The Georgian government responded by breaking diplomatic relations with Moscow. It also withdrew from a 1994 cease-fire agreement in Abkhazia that allowed the presence of Russian “peacekeepers” in that region. In the course of its invasion of Georgia last month, Russia drove all remaining Georgian troops out of Abkhazia. The Abkhaz government announced Russia would represent it in foreign affairs.

According to Reuters, Russian troops continue to occupy towns outside the city of Gori, near Georgia’s capital Tbilisi, and are not allowing residents who fled to return. Lado Vardzelshvili, governor of Gori, told Reuters that an estimated 28,000 Georgian refugees were still blocked from going home.  
 
Thugs terrorize Georgians
In other parts of Georgia, meanwhile, Moscow-backed thugs continued to terrorize Georgian villagers under the cover of Moscow’s “peacekeepers.” The London Times reported that goons were burning down homes, looting, and beating and killing Georgian civilians in the “buffer zone” Russian troops established north of Gori. “They had no uniform—I think they were Ossetians,” Siyala Sereteli told the Times, describing the attack on her village, Irganeteye. “They took everything they wanted, even the fans. They beat up a man using sticks and a chair and then threw him in the river.”
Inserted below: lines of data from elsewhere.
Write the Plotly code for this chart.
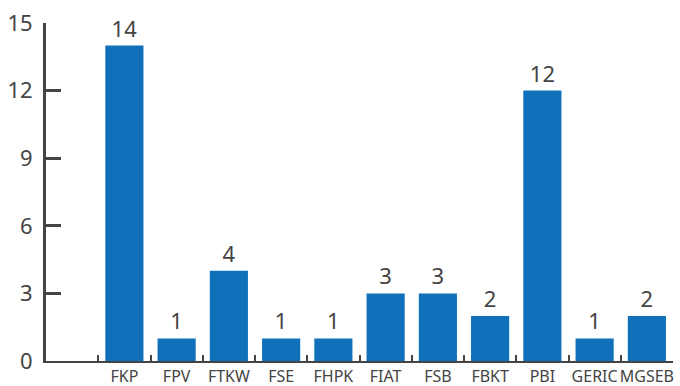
import plotly.graph_objects as go

categories = ["", "FKP", "FPV", "FTKW", "FSE", "FHPK", "FIAT", "FSB", "FBKT", "PBI", "GERIC", "MGSEB"]
values = [None, 14, 1, 4, 1, 1, 3, 3, 2, 12, 1, 2]
labels = ["" if v is None else str(v) for v in values]
y_ticks = [0, 3, 6, 9, 12, 15]

fig = go.Figure(go.Bar(
    x=categories, y=values, text=labels, textposition="outside",
    marker=dict(color="#1071BA", line=dict(width=0)),
    textfont=dict(size=22, color="#444444"),
    cliponaxis=False,
))

fig.update_layout(
    width=680, height=386,
    margin=dict(l=46, r=7, t=23, b=25),
    paper_bgcolor="white", plot_bgcolor="white",
    bargap=0.27,
    showlegend=False,
    font=dict(family="Noto Sans", color="#444444"),
)
fig.update_yaxes(
    range=[0, 15], tickvals=y_ticks, showgrid=False, zeroline=False,
    showline=True, linecolor="#444444", linewidth=3,
    ticks="inside", ticklen=15, tickwidth=3, tickcolor="#444444",
    tickfont=dict(size=22, color="#444444"), ticklabelstandoff=6,
    automargin=False,
)
fig.update_xaxes(
    type="category", categoryorder="array", categoryarray=categories,
    showgrid=False, showline=True, linecolor="#444444", linewidth=2,
    ticks="inside", ticklen=6, tickwidth=2, tickcolor="#444444", tickson="boundaries",
    tickfont=dict(size=16, color="#444444", family="Noto Sans"), tickangle=0,
    ticklabelstandoff=0, automargin=False,
)

fig.write_html("out.html", config={"displayModeBar": False},
               post_script="document.body.style.margin='0';")
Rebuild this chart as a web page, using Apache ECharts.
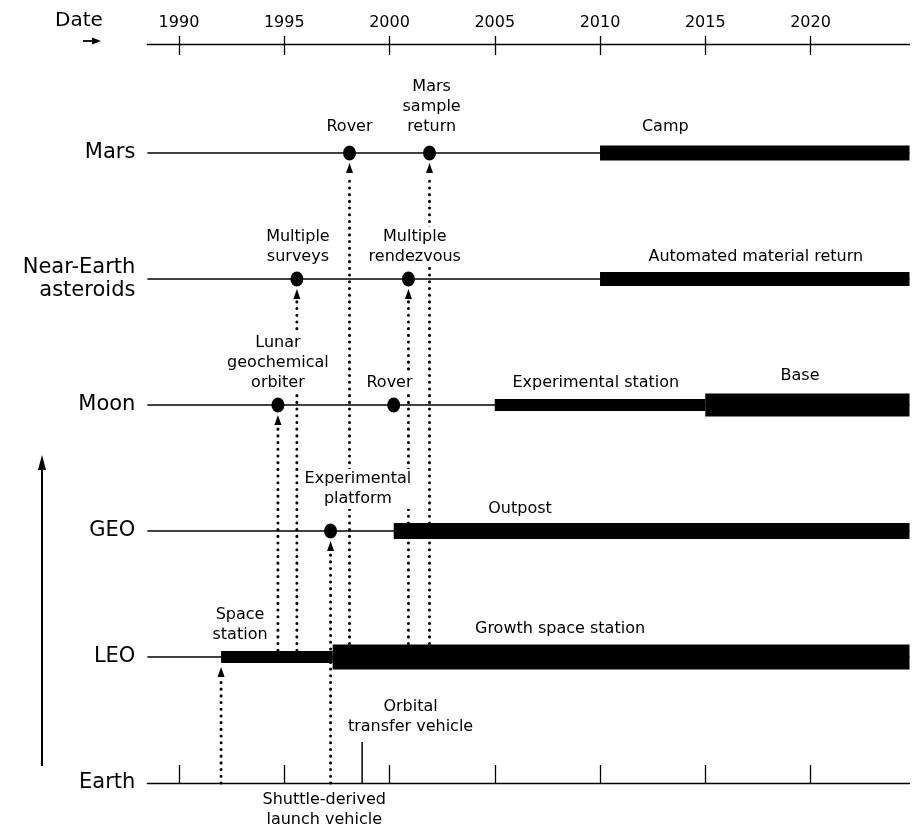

A representative of the UN refugee agency UNHCR said that Russian checkpoints prevented anyone from entering the “buffer zone” to investigate the situation in the villages.

In western Georgia, Russian troops continued to occupy the port town of Poti and the surrounding area. Washington made a decision in late August to reroute the Coast Guard cutter Dallas, which was to have docked in Poti to deliver humanitarian aid. On August 27 the Dallas docked instead in Batumi, a port under Georgian control.  
 
EU summit
A European Union (EU) summit September 1 condemned Moscow’s “disproportionate response” in Georgia and said a delegation would travel soon to Russia to demand Moscow withdraw its troops to the positions they held before August 7.

The Russian foreign ministry released a statement welcoming the EU decisions. “There were calls from some states to impose sanctions on Russia and freeze relations,” the statement said. “The main thing, however, is they are in the minority and the majority of EU countries have manifested a responsible approach.”

Russia supplies more than 40 percent of Europe’s gas imports and a third of its oil. Germany—Russia’s largest EU trading partner—is particularly anxious to maintain relations with Moscow. Gerhard Schroeder, predecessor of current German chancellor Angela Merkel, is codirector of a joint venture with the Russian state-owned Gazprom to build a 750-mile pipeline to carry natural gas from Russia to Germany by 2011.